Rosarno era teatro da anni di una conflittualità quotidiana, pestaggi isolati,
sfide tra giovanissimi divisi dal colore della pelle ma accomunati da una
miseria culturale che li induce a viversi come nemici. Dopo i colpi di fucile
che hanno ferito due immigrati, giovedì la furia degli immigrati ha colpito
indiscriminatamente la popolazione calabrese. Ieri, per rappresaglia, è
scattata la "caccia al nero": disordini razziali che evocano scenari
di un´America d´altri tempi. Di nuovo sparatorie a casaccio per terrorizzare i
miserabili che hanno osato ribellarsi, insanguinando la Piana di Gioia Tauro
dove governano ben altre autorità che non lo Stato democratico.

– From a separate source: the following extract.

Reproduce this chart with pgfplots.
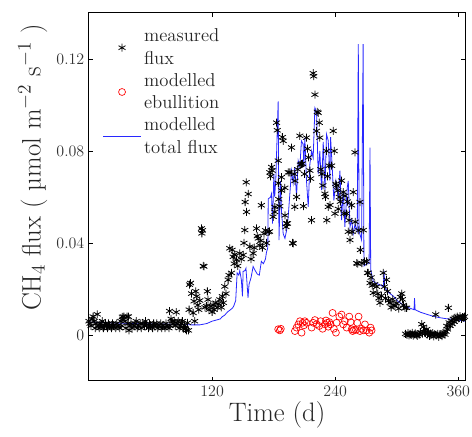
\documentclass[border=0pt]{standalone}
\usepackage{pgfplots}
\pgfplotsset{compat=1.18}
\definecolor{modelblue}{RGB}{40,40,255}
\definecolor{ebured}{RGB}{255,0,0}
\pgfplotsset{
  markleg/.style={legend image code/.code={\path (0cm,0cm) (1cm,0cm); \draw[##1] plot coordinates {(0.5cm,0cm)};}},
  lineleg/.style={legend image code/.code={\draw[##1] (0cm,0cm) -- (1cm,0cm);}},
}

\begin{document}
\begin{tikzpicture}
\begin{axis}[
  scale only axis, width=282pt, height=276pt,
  xmin=0, xmax=366.5, ymin=-0.02, ymax=0.14,
  xtick={120,240,360},
  ytick={0,0.04,0.08,0.12}, yticklabels={0,0.04,0.08,0.12},
  tick align=inside, tick pos=both, major tick length=3pt,
  axis line style={line width=0.75pt},
  tick style={line width=0.6pt, black},
  tick label style={font=\fontsize{12}{13}\selectfont, text=black!80},
  label style={font=\fontsize{20}{22}\selectfont, text=black!85},
  xlabel={Time (d)},
  ylabel={CH$_4$ flux ( µmol m$^{-2}$ s$^{-1}$ )},
  ylabel style={at={(ticklabel cs:0.58)}},
  xlabel style={yshift=3pt},
  legend style={draw=none, fill=none, at={(0.025,0.972)}, anchor=north west,
    font=\fontsize{14}{17}\selectfont, text=black!85, cells={align=left},
    row sep=1pt},
  legend cell align=left,
]
% measured flux
\addplot[only marks, mark=asterisk, mark size=3pt, black, line width=0.6pt, markleg]
coordinates {
(0,0.006)(1,0.005)(2,0.004)(3,0.007)(4,0.008)(5,0.006)(6,0.003)(7,0.005)(8,0.009)(9,0.004)
(10,0.003)(11,0.005)(12,0.004)(13,0.006)(14,0.003)(15,0.004)(16,0.005)(17,0.004)(18,0.003)(19,0.005)
(20,0.004)(22,0.003)(23,0.005)(24,0.004)(26,0.003)(27,0.005)(28,0.004)(30,0.003)(31,0.006)(32,0.004)
(32.5,0.0079)(33,0.007)(34,0.008)(35,0.006)(36,0.003)(37,0.008)(38,0.005)(38.4,0.008)(39,0.002)(40,0.004)
(41,0.005)(42,0.003)(44,0.004)(45,0.005)(46,0.006)(47,0.003)(48,0.004)(50,0.005)(51,0.003)(52,0.005)
(54,0.004)(55,0.006)(56,0.004)(58,0.003)(59,0.005)(60,0.004)(62,0.003)(63,0.005)(64,0.004)(66,0.005)
(67,0.003)(68,0.004)(70,0.005)(71,0.003)(72,0.004)(74,0.003)(75,0.005)(76,0.004)(78,0.003)(78.5,0.0104)
(79,0.004)(80,0.007)(81,0.006)(82,0.005)(83,0.006)(84,0.004)(85,0.0099)(86,0.005)(87,0.006)(88,0.003)
(89,0.004)(90,0.005)(91,0.006)(92,0.003)(93,0.004)(94,0.0025)(95,0.002)(96,0.0053)(97,0.002)(97.6,0.011)
(98,0.0219)(99,0.0226)(100,0.018)(101.5,0.0096)(102.4,0.0147)(103,0.006)(104,0.019)(105,0.0168)(106,0.013)(107,0.011)
(108,0.015)(109.6,0.0463)(110,0.0442)(110.6,0.0455)(111.3,0.030)(112,0.0298)(113,0.012)(114.5,0.0125)(115.4,0.019)(116,0.0154)
(117,0.011)(118.7,0.0125)(120,0.010)(121,0.013)(122,0.011)(123.6,0.014)(125,0.012)(126,0.0135)(127.5,0.0154)(129,0.012)
(130,0.0168)(131,0.014)(132.4,0.0211)(133.5,0.018)(135.6,0.024)(136.5,0.026)(137.2,0.0377)(138.9,0.027)(139.5,0.037)(140.5,0.034)
(141.5,0.031)(142,0.035)(143.8,0.0326)(145,0.030)(147,0.0355)(148.5,0.033)(150.3,0.0348)(151,0.040)(151.9,0.0456)(153.5,0.0535)
(152.2,0.0578)(155.2,0.0613)(153.2,0.0664)(156.8,0.0384)(158,0.033)(160,0.0355)(161,0.038)(163.3,0.0463)(164,0.043)(165,0.042)
(166.5,0.039)(167.5,0.041)(168,0.0564)(169,0.038)(170.5,0.0441)(172,0.0455)(173,0.040)(174.7,0.0448)(176,0.045)(176.3,0.0707)
(177,0.069)(178,0.073)(178.5,0.0715)(179.5,0.0514)(181.1,0.0535)(181.2,0.0556)(182.8,0.0923)(183.5,0.089)(184.4,0.0758)(184.6,0.066)
(185,0.059)(186,0.056)(187.6,0.0686)(187.7,0.0628)(188.5,0.086)(189.3,0.0844)(190.9,0.064)(191,0.052)(192,0.047)(192.5,0.0485)
(193.5,0.0485)(194.2,0.0707)(195.8,0.0707)(197.4,0.0815)(198.5,0.040)(199,0.0398)(200,0.070)(200.6,0.0557)(200.7,0.067)(202.3,0.060)
(203.5,0.072)(205.5,0.0866)(206,0.074)(207.1,0.0743)(208,0.0745)(209,0.056)(210,0.070)(212,0.0858)(213,0.081)(214,0.0772)
(215.3,0.0715)(216,0.068)(216.9,0.0499)(218.5,0.1138)(219,0.1125)(220.2,0.1045)(221.8,0.0887)(222.5,0.097)(223.4,0.0966)(224.5,0.0923)
(225,0.0858)(226,0.072)(227,0.070)(228,0.065)(229.9,0.0614)(230.5,0.060)(231.5,0.080)(231.8,0.0499)(232.5,0.069)(233.2,0.0557)
(234,0.0736)(235,0.0565)(236.5,0.0736)(238,0.0887)(239,0.080)(239.7,0.0528)(240.5,0.0657)(241.3,0.065)(242.5,0.0628)(243,0.0548)
(244,0.060)(245,0.058)(246.2,0.0671)(247.8,0.0621)(248.5,0.0528)(249.5,0.0605)(251.1,0.0528)(252,0.058)(252.7,0.0449)(253.5,0.0499)
(254.4,0.0413)(256,0.0564)(256.5,0.0449)(257.6,0.0621)(259.2,0.0794)(259.5,0.0492)(260.9,0.0312)(262,0.031)(263,0.0455)(264.1,0.0578)
(264.5,0.037)(266,0.0312)(267.4,0.0456)(268.5,0.032)(270.6,0.032)(271.5,0.027)(272.2,0.027)(273.9,0.0226)(275,0.025)(276,0.0215)
(277.1,0.0183)(278.5,0.022)(280.4,0.021)(281.5,0.018)(282.5,0.016)(283.6,0.014)(285,0.017)(286.9,0.027)(288,0.021)(289,0.016)
(290,0.024)(291,0.019)(292,0.015)(293.4,0.014)(294.5,0.012)(296,0.0155)(297,0.013)(298.3,0.0126)(300,0.0138)(302,0.0115)
(303.5,0.0165)(304.8,0.018)(305.5,0.0155)(306.5,0.013)(308,0.0118)(309.6,0.0118)
(308.5,0.0005)(310,0.0)(311,0.0008)(312,-0.0002)(313,0.0005)(314,0.0001)(315,0.0009)(316,-0.0003)(317,0.0003)(318,0.0007)
(319,0.0)(320,-0.0004)(321,0.0004)(322,0.0002)(323,0.0011)(324.3,0.0047)(325,0.0006)(326,0.0035)(327,0.0012)(328,0.0008)
(329.2,0.0025)(330,0.0003)(331,0.001)(332,-0.0004)(333,0.0006)(334,0.0002)(335,0.0008)(336,-0.0006)(337,0.0004)(338,0.0089)
(339,-0.0002)(340,0.0005)(341,-0.0008)(342,0.0003)(343,0.0001)(344,-0.0005)(345,0.0004)(346,0.0011)(347,0.0002)(348,0.0015)
(348.7,0.0039)(349.5,0.0025)(350.3,0.0118)(351,0.0054)(352,0.004)(353,0.0062)(354,0.0048)(355,0.007)(356,0.0058)(356.8,0.0075)
(358,0.0066)(359,0.008)(360,0.0072)(361.7,0.0082)(363,0.007)(364,0.0078)(365,0.0075)(366,0.008)
};
\addlegendentry{measured\\flux}
% modelled ebullition
\addplot[only marks, mark=o, mark size=2.6pt, ebured, line width=0.5pt, markleg]
coordinates {
(184.4,0.0025)(186,0.002)(187,0.0027)(200.7,0.0017)(202.3,0.0032)(204,0.0046)(205.6,0.006)(207.2,0.001)(208.2,0.0053)(209.5,0.0042)
(210.4,0.006)(212,0.0053)(217,0.0032)(218.6,0.0053)(220.2,0.0065)(221.8,0.0047)(224.4,0.0039)(225.7,0.006)(227.7,0.0027)(230,0.0046)
(231,0.0063)(232.2,0.0053)(233.2,0.0036)(234.2,0.0056)(235.5,0.0046)(237.4,0.0096)(238.7,0.0027)(240.7,0.001)(241.3,0.0053)(244,0.008)
(246.2,0.0089)(247.8,0.0046)(249.4,0.006)(251.1,0.0032)(253.7,0.008)(255,0.0056)(256,0.0025)(257,0.0017)(258.3,0.0022)(260.2,0.0022)
(261.5,0.0053)(262.8,0.008)(264.1,0.0017)(265.7,0.0027)(267.4,0.002)(269,0.0046)(270.6,0.002)(273.2,0.001)(274.5,0.0032)(275.5,0.002)
};
\addlegendentry{modelled\\ebullition}
% modelled total flux
\addplot[modelblue, line width=0.6pt, mark=none, lineleg]
coordinates {
(0,0.0056)(20,0.0053)(40,0.005)(60,0.0048)(80,0.0047)(100,0.0044)(108,0.0044)(115,0.005)(120,0.006)(125,0.0066)
(128,0.007)(130,0.008)(132,0.0085)(135,0.010)(138,0.011)(140,0.0118)(141,0.0125)(143,0.015)(144.4,0.027)(146,0.026)
(147,0.028)(148.5,0.024)(149.6,0.0168)(150.2,0.0276)(152,0.028)(153,0.029)(155,0.0162)(156,0.022)(158,0.025)(160,0.0298)
(162,0.028)(164,0.0265)(166,0.026)(168,0.032)(170,0.031)(172,0.033)(173,0.036)(174.3,0.038)(174.7,0.0592)(176.9,0.0599)
(177.9,0.0614)(178.9,0.0484)(180.2,0.070)(181,0.060)(182.1,0.068)(184.4,0.1016)(185.2,0.0413)(186.7,0.067)(187.6,0.054)(189.3,0.044)
(191,0.042)(192.6,0.0455)(194.1,0.051)(197.4,0.0715)(199,0.066)(200.6,0.073)(202.3,0.060)(203.9,0.0758)(205.5,0.073)(207.1,0.0844)
(208.7,0.083)(209.4,0.073)(210.4,0.0858)(212,0.067)(213.7,0.0557)(215.3,0.0743)(217,0.080)(218.5,0.077)(220.2,0.0988)(221.8,0.097)
(223.4,0.070)(225,0.080)(226.7,0.063)(228.3,0.084)(230,0.063)(231.5,0.0873)(233.2,0.0845)(234.8,0.0672)(235.5,0.086)(237.4,0.070)
(238.7,0.0585)(240.7,0.067)(243,0.060)(244.6,0.0715)(246.2,0.050)(247.8,0.063)(249.4,0.047)(251.7,0.064)(252.7,0.067)(254.4,0.047)
(256,0.050)(257.6,0.044)(259.2,0.048)(261.5,0.045)(262.5,0.1265)(263.3,0.045)(265.7,0.0413)(267.2,0.1265)(268,0.030)(270.6,0.031)
(273,0.031)(273.9,0.0815)(274.6,0.0284)(277.1,0.0233)(280,0.0225)(283.6,0.0218)(286.9,0.021)(287.6,0.028)(288.4,0.0205)(292,0.0185)
(296.6,0.0169)(301,0.0147)(306.4,0.013)(312,0.0118)(316.8,0.011)(317.3,0.016)(317.9,0.011)(323,0.0099)(329.2,0.009)(335,0.0082)
(342.2,0.0075)(348,0.0071)(355.2,0.0068)(366.5,0.006)
};
\addlegendentry{modelled\\total flux}
\end{axis}
\pgfresetboundingbox
\path ([xshift=-66.75pt,yshift=-42pt]current axis.south west) rectangle ([xshift=5.25pt,yshift=9.75pt]current axis.north east);
\end{tikzpicture}
\end{document}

La riconversione legale dell´agricoltura del Sud implicherebbe, accanto agli
investimenti economici, un´opera di civilizzazione che mal si concilia con l´offensiva
propagandistica imperniata sulla criminalizzazione del clandestino. Non solo i
mass media ma anche i portavoce della destra governativa hanno eccitato,
legittimato sentimenti d´ostilità da cui oggi scaturiscono comportamenti
barbari, indegni di un paese civile.
Se a Castelvolturno, nel settembre 2008, fu la camorra a sterminare sei
braccianti africani, a Rosarno assistiamo a un degrado ulteriore: settori di
cittadinanza coinvolti in un´azione di repulisti inconsulta. La chiamata alle
armi contro i dannati della terra che certo non potevano garantire – con la
sola forza disciplinata delle loro braccia - il benessere di un´area rimasta
povera.
Vi sono probabilmente motivazioni sotterranee, indicibili, alla base di questo
conflitto. Non tutti i 25 euro di paga giornaliera finiscono nelle tasche dei
braccianti illegali. Pare che debbano versare due euro e mezzo agli autisti dei
pulmini che li trasportano nelle piantagioni. Si vocifera addirittura di una
odiosa "tassa di soggiorno" di 5 euro pretesa dalla ´ndrangheta. Di
certo non sono associazioni legali quelle che pattuiscono le prestazioni di
lavoro. Ma soprattutto è chiaro che una relazione trasparente con la manodopera
immigrata viene ostacolata, resa pressoché impossibile dalla legislazione
vigente.
Altro che pericolo islamico: qui la religione non c´entra un bel nulla. L´Italia
dell´economia illegale, non solo al Sud, lucra sulla farraginosità normativa
che sottomette il lavoratore immigrato a procedure arbitrarie sia in materia
contrattuale, sia nel rilascio del permesso di soggiorno. Quando Angelo
Panebianco, sul "Corriere della Sera", asserisce che affrontare il
tema della cittadinanza significherebbe "partire dalla coda anziché dalla
testa", ignora che restiamo l´unico paese europeo in cui le procedure di
regolarizzazione e di naturalizzazione non contemplano alcuna certezza di tempi
e requisiti. Assecondando, di fatto, un´informalità di relazioni per cui ai
doveri non corrispondono mai i diritti.
Sulla scia di un´analoga iniziativa francese, circola fra gli stranieri
residenti in Italia l´idea di dare vita a marzo a una iniziativa forse
velleitaria ma dal forte significato simbolico: "24h senza di noi".
Che cosa succederebbe se per un giorno tutti gli immigrati si astenessero dal
lavoro? Quanto reggerebbe il nostro sistema di vita senza il loro apporto?
Farebbero bene, i sindacati, a prendere in seria considerazione questa
iniziativa, contribuendo con la loro forza organizzativa al moto spontaneo. Ma
prima ancora è l´intero arco delle forze politiche, culturali e religiose che
rifiutano la contrapposizione incivile fra italiani e stranieri a doversi
mobilitare: l´inciviltà dei pogrom è contagiosa.